Two weeks and one day ago I found out I am pregnant for the 6th time. Today we saw a tiny, beautiful beating heart.
I wasn't sure I wanted to have another child. I was completely content with our two a few months ago. The thought of being pregnant again and possibly going through another miscarriage was not something I wanted to think about. T-Bone was completely supportive too, and he was the one that thought we should have three. He didn't want me to have to go through another miscarriage either. Then I had an experience where I knew that there was one more for us. I never thought I'd have one of those. I've heard people say they felt like someone was missing from their family or had a dream or even that there was a spirit watching them and they'd get a glimpse of them. Honestly I always thought those stories were kind of weird. Not that I didn't believe them, but....I didn't quite believe in them. But now I know that those things can happen. I was stubborn and I guess I needed a little push to understand.
I had a panic attack when I found out. I knew in my heart, yet I didn't really want to know so I waited a couple days before taking the test. I guess I didn't want to have to face the reality and the stress that comes with me being pregnant.

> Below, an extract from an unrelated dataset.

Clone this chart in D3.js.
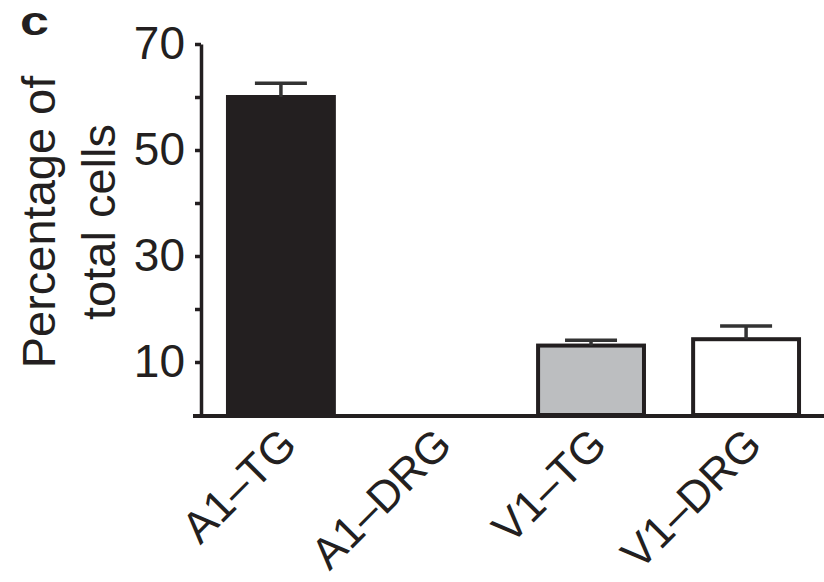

It has been a really long two weeks. Lest you all think that I'm dreading this, I am happy. I look forward to the day when I can bring another child into our family but the what-ifs of the present sometimes get in the way of my joy in the future.
I know that it isn't usually conventional to spread the news of a pregnancy so early--I'm only 6 weeks--but my pregnancies haven't really been conventional either. Besides if I lose it I'm going to post about it anyway, cuz I just can't just keep my mouth shut. Plus talking about it is therapeutic. I've been doing everything I can to try to keep this pregnancy--taking progesterone and baby aspirin, and taking it as easy as I can--and especially praying. Heavenly Father has heard from me a LOT. I realize that I may not know everything and that there is a plan for me and things don't always work out the way I want them to--I would be an idiot if I didn't acknowledge that--but I do know that prayers can't hurt and there is a big chance they actually can help. And so I ask if you will say a prayer or two or however many you want for me.
This is our last try. If we can end the record at 3 and 3 we'll be thrilled.